The following examples illustrate the concepts detailed above.

### EXAMPLE 1

Find the domain and range of the function $latex f(x) = – \frac{1}{x-4}$.

**Solution:** Looking at the graph, it appears that the domain is $latex R – \{4 \}$ and the range is $latex R – \{0 \}$. However, let’s check this algebraically.

We know that a function is undefined for inputs that result in denominators equal to zero. We can form an equation with the denominator to find the undefined point:

$latex x-4 = 0$

$latex x = 4$

This confirms that the domain is $latex R – \{4 \}$. To confirm the range, we have to identify the values that cannot be reached with the given domain. As *x* gets larger, the output tends to zero, but never becomes zero. Therefore, the range is $latex R – \{0 \}$.

### EXAMPLE 2

Find the domain and range of the function $latex f(x)= \frac{1}{x-10}$.

**Solution:** In this case we do not have a graph, so we have to solve the problem algebraically.

Again, we know that the expression $latex \frac{1}{0}$ is undefined, so we form an equation with the denominator to find the undefined point:

$latex x-10=0$

$latex x = 10$

Therefore, we know that the domain of the function is $latex R- \{10 \}$. To identify the range, we have to identify the values that cannot be reached with the given domain. As *x* gets larger, the output tends to zero, but never becomes zero. Therefore, the range is $latex R – \{0 \}$.

### EXAMPLE 3

Find the domain of the function $latex f(x)= \frac{3}{x-3} + \frac{1}{x+4}$.

**Solution:** We know that rational functions are only defined when their denominator is different from zero. In this function, we can see that there are two points for which it is not defined: when $latex x-3 = 0$ and when $latex x+4 = 0$.

This means that the function is undefined when $latex x = -4$ and $latex x = 3$. Therefore, the domain of the function is all real numbers except -4 and 3, denoted $latex R – \{- 4, 3 \}$.
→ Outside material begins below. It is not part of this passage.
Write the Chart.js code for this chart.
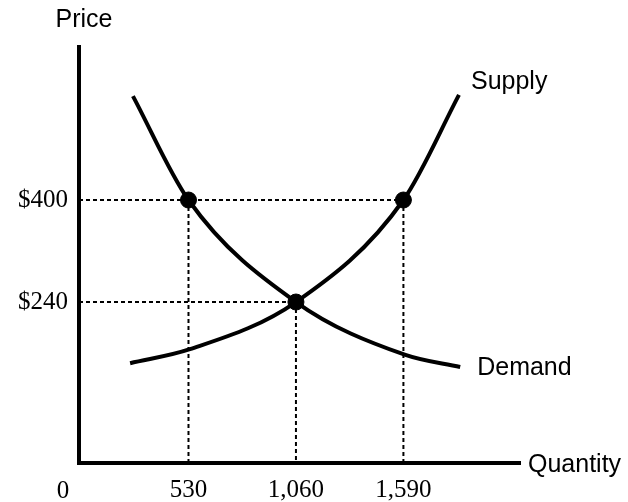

If we wanted to find the range of this function, despite the fact that each of the rational expressions cannot take a value of zero, there is an input of *x* that results in zero, which is $latex x = – \frac{9 }{4}$. Therefore, the range of the function is all real numbers (R).

### EXAMPLE 4

Determine the domain of the function $latex f(x)= \frac{{{x}^2}+5}{5{{x}^3}+ 50x}$.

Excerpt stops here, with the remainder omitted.